È quello che sta avvenendo all’italiano di oggi, soprattutto se si tiene conto che un gran numero di testi “pubblici” (testi normativi, ma anche testi rivolti ai consumatori, ma anche testi giornalistici e via dicendo) sono traduzioni, più o meno dichiarate, più o meno camuffate. Conscio dell’importanza della traduzione, Folena ha fondato il Premio Monselice, che da 40 anni, ogni anno, premia la migliore traduzione letteraria italiana, la migliore opera prima, ma anche la migliore traduzione scientifica e la migliore traduzione in una lingua straniera di un’opera italiana.
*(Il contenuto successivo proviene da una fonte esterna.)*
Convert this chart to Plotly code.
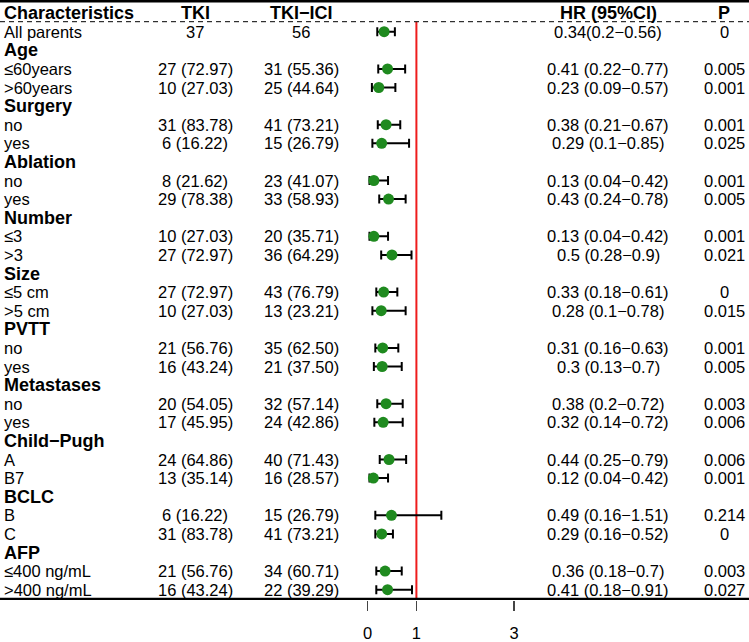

Come ha scritto lo stesso Folena nel 1975, la sua iniziativa, “utile e anche giusta”, intendeva «rendere giustizia a un settore vitale e trascurato della nostra cultura nella sua apertura verso le altre culture e lingue del mondo, presente e passato».

 

Il tema della traduzione era poco coltivato in Italia negli anni Settanta, quando Folena se ne occupava; ma gli anni hanno mostrato che si tratta di un tema cruciale nella nostra società: soprattutto dopo l’ampliamento della Comunità europea, diventata Unione europea, è il tema chiave della comunicazione all’interno dell’Unione. L’ampiezza del ruolo assunto dalle traduzioni non riguarda solo l’italiano, se seguiamo l’affermazione di Umberto Eco (ripresa anche nella Comunicazione sul multilinguismo che la Commissione europea ha indirizzato al Parlamento europeo, al Comitato economico e sociale europeo e al Comitato delle Regioni il 18 settembre 2008), secondo la quale “la lingua dell’Europa è la traduzione”.

 

Ecco, allora, che interesse per l’italiano in Europa e interesse per la traduzione sono più connessi tra di loro di quanto potrebbe parere a prima vista. E oggi, vent’anni dopo la morte di Folena, le sue riflessioni teoriche e storiche ci possono essere ancora utili per discutere del ruolo dell’italiano nel contesto mistilingue dell’Europa, nel passato e nel presente.